Code that draws figures:
# # # # #

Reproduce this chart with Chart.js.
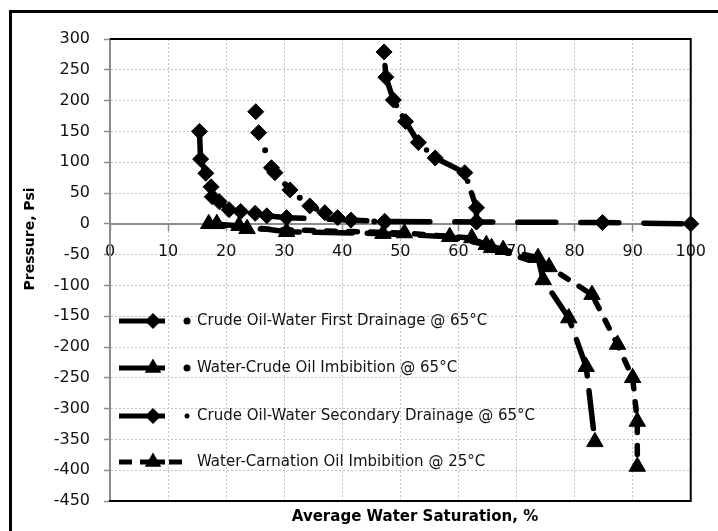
<!DOCTYPE html>
<html>
<head>
<meta charset="utf-8">
<script src="https://cdn.jsdelivr.net/npm/chart.js@4.4.1/dist/chart.umd.min.js"></script>
<style>
  html, body { margin: 0; padding: 0; background: #fff; overflow: hidden; }
  #wrap { position: relative; width: 718px; height: 531px; overflow: hidden; }
  #frame { position: absolute; left: 9px; top: 10px; width: 800px; height: 600px; border: 3px solid #000; }
  #myChart { position: absolute; left: 0; top: 0; }
</style>
</head>
<body>
<div id="wrap">
  <div id="frame"></div>
  <canvas id="myChart" width="718" height="531"></canvas>
</div>
<script>
// Series labels (legend order)
const seriesLabels = [
    'Crude Oil-Water First Drainage @ 65°C',
    'Water-Crude Oil Imbibition @ 65°C',
    'Crude Oil-Water Secondary Drainage @ 65°C',
    'Water-Carnation Oil Imbibition @ 25°C'
];

// Water saturation (%) and pressure (psi)
const firstDrainageSw = [15.4, 15.6, 16.5, 17.4, 17.6, 18.8, 20.5, 22.5, 25, 27, 30.4, 47.3, 63.1, 84.8, 100];
const firstDrainageP = [150, 105, 82, 60, 44, 36, 23, 20, 17, 13, 10, 4, 3, 2, 0];

const crudeImbibitionSw = [17, 22.2, 30.4, 47, 58.5, 64.8, 67.7, 73.7, 74.6, 79, 82, 83.5];
const crudeImbibitionP = [0, -3, -13, -16, -21, -34, -42, -55, -91, -153, -232, -354];

const secondDrainageSw = [63.1, 63.1, 61.1, 56, 53.1, 50.9, 48.8, 47.5, 47.2];
const secondDrainageP = [3, 26, 83, 107, 132, 166, 201, 238, 279];

const carnationSw = [18.4, 23.6, 50.7, 62.3, 65.7, 75.6, 83, 87.4, 90, 90.8, 90.8];
const carnationP = [0, -8, -15, -23, -39, -70, -115, -196, -250, -321, -394];

// curve without legend entry
const extraDrainageSw = [25.1, 25.6, 27.8, 28.4, 31, 34.4, 37, 39.2, 41.5, 47.3];
const extraDrainageP = [182, 148, 91, 83, 55, 29, 18, 10, 6, 3];

// Axis ranges
const xMin = 0, xMax = 100, xStep = 10;
const yMin = -450, yMax = 300, yStep = 50;

const FONT = 'DejaVu Sans';

function toPoints(xs, ys) {
    return xs.map((x, i) => ({ x: x, y: ys[i] }));
}

function makeSet(label, xs, ys, style, radius, dash, width) {
    return {
        label: label,
        data: toPoints(xs, ys),
        showLine: true,
        borderColor: '#000',
        backgroundColor: '#000',
        borderWidth: width,
        borderDash: dash,
        borderCapStyle: 'round',
        borderJoinStyle: 'round',
        pointStyle: style,
        pointRadius: radius,
        pointHoverRadius: radius,
        pointBackgroundColor: '#000',
        pointBorderColor: '#000',
        pointBorderWidth: 1,
        clip: false
    };
}

function drawMarker(g, style, x, y, r) {
    g.beginPath();
    if (style === 'rectRot') {
        g.moveTo(x - r, y); g.lineTo(x, y - r); g.lineTo(x + r, y); g.lineTo(x, y + r);
    } else {
        g.moveTo(x, y - r); g.lineTo(x + r * 0.866, y + r / 2); g.lineTo(x - r * 0.866, y + r / 2);
    }
    g.closePath();
    g.fill();
}

// Marco del área de trazado, leyenda y títulos de ejes
const decorPlugin = {
    id: 'decor',
    beforeDatasetsDraw(c) {
        const a = c.chartArea, g = c.ctx;
        g.save();
        g.strokeStyle = '#000';
        g.lineWidth = 2;
        g.beginPath();
        g.moveTo(a.left, a.top);
        g.lineTo(a.right, a.top);
        g.lineTo(a.right, a.bottom);
        g.lineTo(a.left - 1, a.bottom);
        g.stroke();
        g.restore();
    },
    afterDraw(c) {
        const g = c.ctx;
        g.save();
        g.fillStyle = '#000';
        g.font = 'bold 15px "' + FONT + '"';
        g.textAlign = 'center';
        g.textBaseline = 'middle';
        g.fillText('Average Water Saturation, %', 415, 517);
        g.translate(30, 239);
        g.rotate(-Math.PI / 2);
        g.font = 'bold 14px "' + FONT + '"';
        g.fillText('Pressure, Psi', 0, 0);
        g.restore();

        // leyenda
        const rows = [321, 368, 416, 462];
        g.save();
        g.fillStyle = '#000';
        g.strokeStyle = '#000';
        c.data.datasets.slice(0, 4).forEach((ds, i) => {
            const y = rows[i];
            g.lineWidth = 5;
            g.lineCap = 'butt';
            g.beginPath();
            if (i < 3) {
                g.moveTo(119, y); g.lineTo(165, y);
            } else {
                g.moveTo(119, y); g.lineTo(132, y);
                g.moveTo(140, y); g.lineTo(165, y);
                g.moveTo(169, y); g.lineTo(182, y);
            }
            g.stroke();
            drawMarker(g, ds.pointStyle, 153, y, ds.pointStyle === 'triangle' ? 9.5 : 8);
            if (i < 3) {
                g.beginPath();
                g.arc(187, y, i === 2 ? 2.5 : 3.5, 0, Math.PI * 2);
                g.fill();
            }
            g.font = '15px "' + FONT + '"';
            g.textAlign = 'left';
            g.textBaseline = 'middle';
            g.fillStyle = '#111';
            g.fillText(ds.label, 197, y);
            g.fillStyle = '#000';
        });
        g.restore();
    }
};

const ctx = document.getElementById('myChart').getContext('2d');
const chart = new Chart(ctx, {
    type: 'scatter',
    data: {
        datasets: [
            makeSet(seriesLabels[0], firstDrainageSw, firstDrainageP, 'rectRot', 8, [38, 25], 5.5),
            makeSet(seriesLabels[1], crudeImbibitionSw, crudeImbibitionP, 'triangle', 9.5, [38, 15], 5.5),
            makeSet(seriesLabels[2], secondDrainageSw, secondDrainageP, 'rectRot', 8, [30, 12, 0, 12], 5.5),
            makeSet(seriesLabels[3], carnationSw, carnationP, 'triangle', 9.5, [9, 13], 5.5),
            makeSet('', extraDrainageSw, extraDrainageP, 'rectRot', 8, [0, 20], 6)
        ]
    },
    options: {
        responsive: false,
        animation: false,
        layout: { padding: { left: 0, right: 22, top: 39, bottom: 30 } },
        plugins: {
            legend: { display: false },
            tooltip: { enabled: false }
        },
        scales: {
            x: {
                type: 'linear',
                position: { y: 0 },
                min: xMin,
                max: xMax,
                ticks: { stepSize: xStep, padding: 12, color: '#111', font: { family: FONT, size: 16 } },
                grid: { color: '#c2c2c2', lineWidth: 1, tickLength: 6, tickColor: '#8c8c8c', tickWidth: 1.5, tickBorderDash: [] },
                border: { color: '#8c8c8c', width: 2, dash: [2, 2] }
            },
            y: {
                type: 'linear',
                position: 'left',
                min: yMin,
                max: yMax,
                afterFit: s => { s.width = 110; },
                ticks: { stepSize: yStep, padding: 14, color: '#111', font: { family: FONT, size: 16 } },
                grid: { color: '#c2c2c2', lineWidth: 1, tickLength: 6, tickColor: '#8c8c8c', tickWidth: 1.5, tickBorderDash: [] },
                border: { color: '#8c8c8c', width: 2, dash: [2, 2] }
            }
        }
    },
    plugins: [decorPlugin]
});
</script>
</body>
</html>
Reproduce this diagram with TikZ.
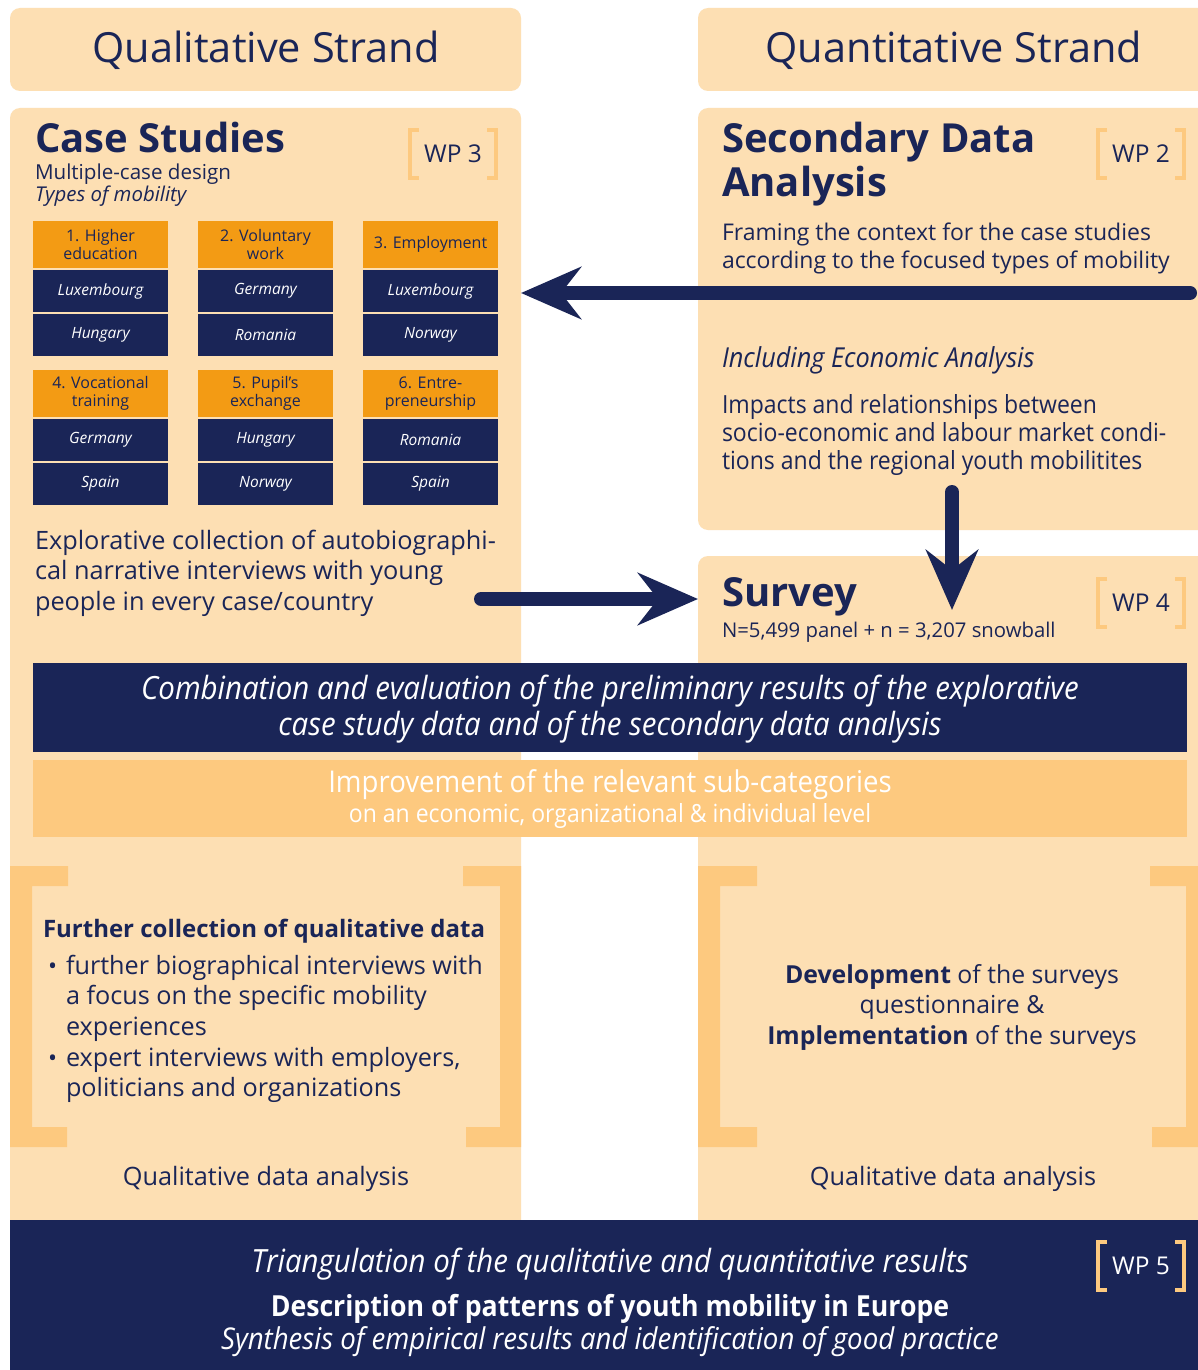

# # # # #

| EXERCISE |
Write out all the records again, exactly, minus any pictures.

| SOLVED PROBLEM |
Reproduce this chart with Chart.js.
<!DOCTYPE html>
<html>
<head>
<meta charset="utf-8">
<script src="https://cdn.jsdelivr.net/npm/chart.js@4.4.1/dist/chart.umd.min.js"></script>
<style>
  html, body { margin: 0; padding: 0; background: #fff; overflow: hidden; }
  #wrap { position: relative; width: 718px; height: 531px; overflow: hidden; }
  #frame { position: absolute; left: 9px; top: 10px; width: 800px; height: 600px; border: 3px solid #000; }
  #myChart { position: absolute; left: 0; top: 0; }
</style>
</head>
<body>
<div id="wrap">
  <div id="frame"></div>
  <canvas id="myChart" width="718" height="531"></canvas>
</div>
<script>
// Series labels (legend order)
const seriesLabels = [
    'Crude Oil-Water First Drainage @ 65°C',
    'Water-Crude Oil Imbibition @ 65°C',
    'Crude Oil-Water Secondary Drainage @ 65°C',
    'Water-Carnation Oil Imbibition @ 25°C'
];

// Water saturation (%) and pressure (psi)
const firstDrainageSw = [15.4, 15.6, 16.5, 17.4, 17.6, 18.8, 20.5, 22.5, 25, 27, 30.4, 47.3, 63.1, 84.8, 100];
const firstDrainageP = [150, 105, 82, 60, 44, 36, 23, 20, 17, 13, 10, 4, 3, 2, 0];

const crudeImbibitionSw = [17, 22.2, 30.4, 47, 58.5, 64.8, 67.7, 73.7, 74.6, 79, 82, 83.5];
const crudeImbibitionP = [0, -3, -13, -16, -21, -34, -42, -55, -91, -153, -232, -354];

const secondDrainageSw = [63.1, 63.1, 61.1, 56, 53.1, 50.9, 48.8, 47.5, 47.2];
const secondDrainageP = [3, 26, 83, 107, 132, 166, 201, 238, 279];

const carnationSw = [18.4, 23.6, 50.7, 62.3, 65.7, 75.6, 83, 87.4, 90, 90.8, 90.8];
const carnationP = [0, -8, -15, -23, -39, -70, -115, -196, -250, -321, -394];

// curve without legend entry
const extraDrainageSw = [25.1, 25.6, 27.8, 28.4, 31, 34.4, 37, 39.2, 41.5, 47.3];
const extraDrainageP = [182, 148, 91, 83, 55, 29, 18, 10, 6, 3];

// Axis ranges
const xMin = 0, xMax = 100, xStep = 10;
const yMin = -450, yMax = 300, yStep = 50;

const FONT = 'DejaVu Sans';

function toPoints(xs, ys) {
    return xs.map((x, i) => ({ x: x, y: ys[i] }));
}

function makeSet(label, xs, ys, style, radius, dash, width) {
    return {
        label: label,
        data: toPoints(xs, ys),
        showLine: true,
        borderColor: '#000',
        backgroundColor: '#000',
        borderWidth: width,
        borderDash: dash,
        borderCapStyle: 'round',
        borderJoinStyle: 'round',
        pointStyle: style,
        pointRadius: radius,
        pointHoverRadius: radius,
        pointBackgroundColor: '#000',
        pointBorderColor: '#000',
        pointBorderWidth: 1,
        clip: false
    };
}

function drawMarker(g, style, x, y, r) {
    g.beginPath();
    if (style === 'rectRot') {
        g.moveTo(x - r, y); g.lineTo(x, y - r); g.lineTo(x + r, y); g.lineTo(x, y + r);
    } else {
        g.moveTo(x, y - r); g.lineTo(x + r * 0.866, y + r / 2); g.lineTo(x - r * 0.866, y + r / 2);
    }
    g.closePath();
    g.fill();
}

// Marco del área de trazado, leyenda y títulos de ejes
const decorPlugin = {
    id: 'decor',
    beforeDatasetsDraw(c) {
        const a = c.chartArea, g = c.ctx;
        g.save();
        g.strokeStyle = '#000';
        g.lineWidth = 2;
        g.beginPath();
        g.moveTo(a.left, a.top);
        g.lineTo(a.right, a.top);
        g.lineTo(a.right, a.bottom);
        g.lineTo(a.left - 1, a.bottom);
        g.stroke();
        g.restore();
    },
    afterDraw(c) {
        const g = c.ctx;
        g.save();
        g.fillStyle = '#000';
        g.font = 'bold 15px "' + FONT + '"';
        g.textAlign = 'center';
        g.textBaseline = 'middle';
        g.fillText('Average Water Saturation, %', 415, 517);
        g.translate(30, 239);
        g.rotate(-Math.PI / 2);
        g.font = 'bold 14px "' + FONT + '"';
        g.fillText('Pressure, Psi', 0, 0);
        g.restore();

        // leyenda
        const rows = [321, 368, 416, 462];
        g.save();
        g.fillStyle = '#000';
        g.strokeStyle = '#000';
        c.data.datasets.slice(0, 4).forEach((ds, i) => {
            const y = rows[i];
            g.lineWidth = 5;
            g.lineCap = 'butt';
            g.beginPath();
            if (i < 3) {
                g.moveTo(119, y); g.lineTo(165, y);
            } else {
                g.moveTo(119, y); g.lineTo(132, y);
                g.moveTo(140, y); g.lineTo(165, y);
                g.moveTo(169, y); g.lineTo(182, y);
            }
            g.stroke();
            drawMarker(g, ds.pointStyle, 153, y, ds.pointStyle === 'triangle' ? 9.5 : 8);
            if (i < 3) {
                g.beginPath();
                g.arc(187, y, i === 2 ? 2.5 : 3.5, 0, Math.PI * 2);
                g.fill();
            }
            g.font = '15px "' + FONT + '"';
            g.textAlign = 'left';
            g.textBaseline = 'middle';
            g.fillStyle = '#111';
            g.fillText(ds.label, 197, y);
            g.fillStyle = '#000';
        });
        g.restore();
    }
};

const ctx = document.getElementById('myChart').getContext('2d');
const chart = new Chart(ctx, {
    type: 'scatter',
    data: {
        datasets: [
            makeSet(seriesLabels[0], firstDrainageSw, firstDrainageP, 'rectRot', 8, [38, 25], 5.5),
            makeSet(seriesLabels[1], crudeImbibitionSw, crudeImbibitionP, 'triangle', 9.5, [38, 15], 5.5),
            makeSet(seriesLabels[2], secondDrainageSw, secondDrainageP, 'rectRot', 8, [30, 12, 0, 12], 5.5),
            makeSet(seriesLabels[3], carnationSw, carnationP, 'triangle', 9.5, [9, 13], 5.5),
            makeSet('', extraDrainageSw, extraDrainageP, 'rectRot', 8, [0, 20], 6)
        ]
    },
    options: {
        responsive: false,
        animation: false,
        layout: { padding: { left: 0, right: 22, top: 39, bottom: 30 } },
        plugins: {
            legend: { display: false },
            tooltip: { enabled: false }
        },
        scales: {
            x: {
                type: 'linear',
                position: { y: 0 },
                min: xMin,
                max: xMax,
                ticks: { stepSize: xStep, padding: 12, color: '#111', font: { family: FONT, size: 16 } },
                grid: { color: '#c2c2c2', lineWidth: 1, tickLength: 6, tickColor: '#8c8c8c', tickWidth: 1.5, tickBorderDash: [] },
                border: { color: '#8c8c8c', width: 2, dash: [2, 2] }
            },
            y: {
                type: 'linear',
                position: 'left',
                min: yMin,
                max: yMax,
                afterFit: s => { s.width = 110; },
                ticks: { stepSize: yStep, padding: 14, color: '#111', font: { family: FONT, size: 16 } },
                grid: { color: '#c2c2c2', lineWidth: 1, tickLength: 6, tickColor: '#8c8c8c', tickWidth: 1.5, tickBorderDash: [] },
                border: { color: '#8c8c8c', width: 2, dash: [2, 2] }
            }
        }
    },
    plugins: [decorPlugin]
});
</script>
</body>
</html>
Reproduce this diagram with TikZ.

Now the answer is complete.